# Speaktoit Assistant... how do I make it work?



## CrystalStarr (Jan 17, 2011)

Love the app and the kindly moderator who suggested it.  But it keeps telling me I have to install Google Voice something or other?  Anyone get this working?


----------



## Betsy the Quilter (Oct 27, 2008)

Hmmm...I didn't see that requirement, and I don't have a device to test it on.  What device are you using, CrystalStarr?

Off to look at the app's page...

Betsy


----------



## Betsy the Quilter (Oct 27, 2008)

Looking through some of the two star reviews, some others mention the Google Voice thing...though others say they were able to get it to work on the Kindle Fire.

Anyone have any luck?  I'm going to add a comment to the FAOTD post about this...

Betsy


----------



## Ann in Arlington (Oct 27, 2008)

'kay. When you first start it it tells you you need Google voice Search and asks if you want to install it. I typed "yes" and it linked to the Amazon app store. . .which, of course, doesn't have it.

So I went to 1Mobile and downloaded it from there. 'Kay. . . it only had Google Voice and not something called Google Voice Search.

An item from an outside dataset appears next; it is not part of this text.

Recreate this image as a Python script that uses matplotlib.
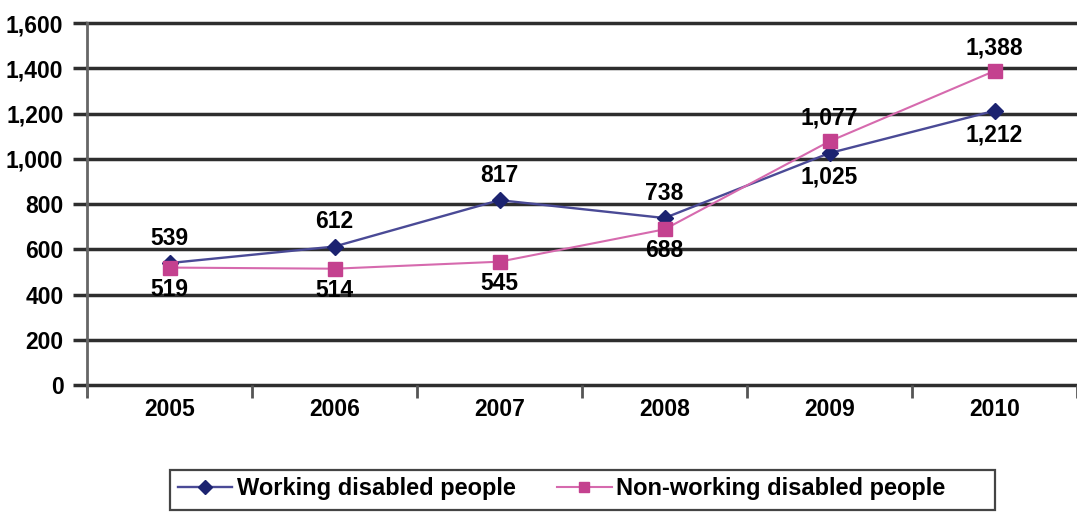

I installed that and I was supposed to log in but then it said my account doesn't have it enabled.

So. .. I went to google.com/voice to sign up. . . .it appears I can get a new number -- not sure what that entails, or use my existing phone number and either port it to Google or use Google voice lite. I'm feeling like it's basically trying to guide me through phone set up. Which I'm not interested in doing, so I'm going to stop there.

O.K. So. . . . THEN I went to Google Play and found that, there, it's just called "Voice Search". So back to 1Mobile and searched for, found, and downloaded that. Incidentally, there also appears to be a Voice Search advanced which probably costs money. Correction -- it's also free -- it appears that it adds foreign language support.

I'm waiting for the download now and will report back. . . .


----------



## Ann in Arlington (Oct 27, 2008)

Follow up.

O.K.  took a few minutes for the Voice Search to load and install.  Then I went back and re-installed Speak to It.  Her name is Sam.  She can be a boy too.  She thinks my name is And.  I didn't know how to get her to understand ANN. . . . . but then, I was feeling kind of silly sitting in my house all alone talking to a thing.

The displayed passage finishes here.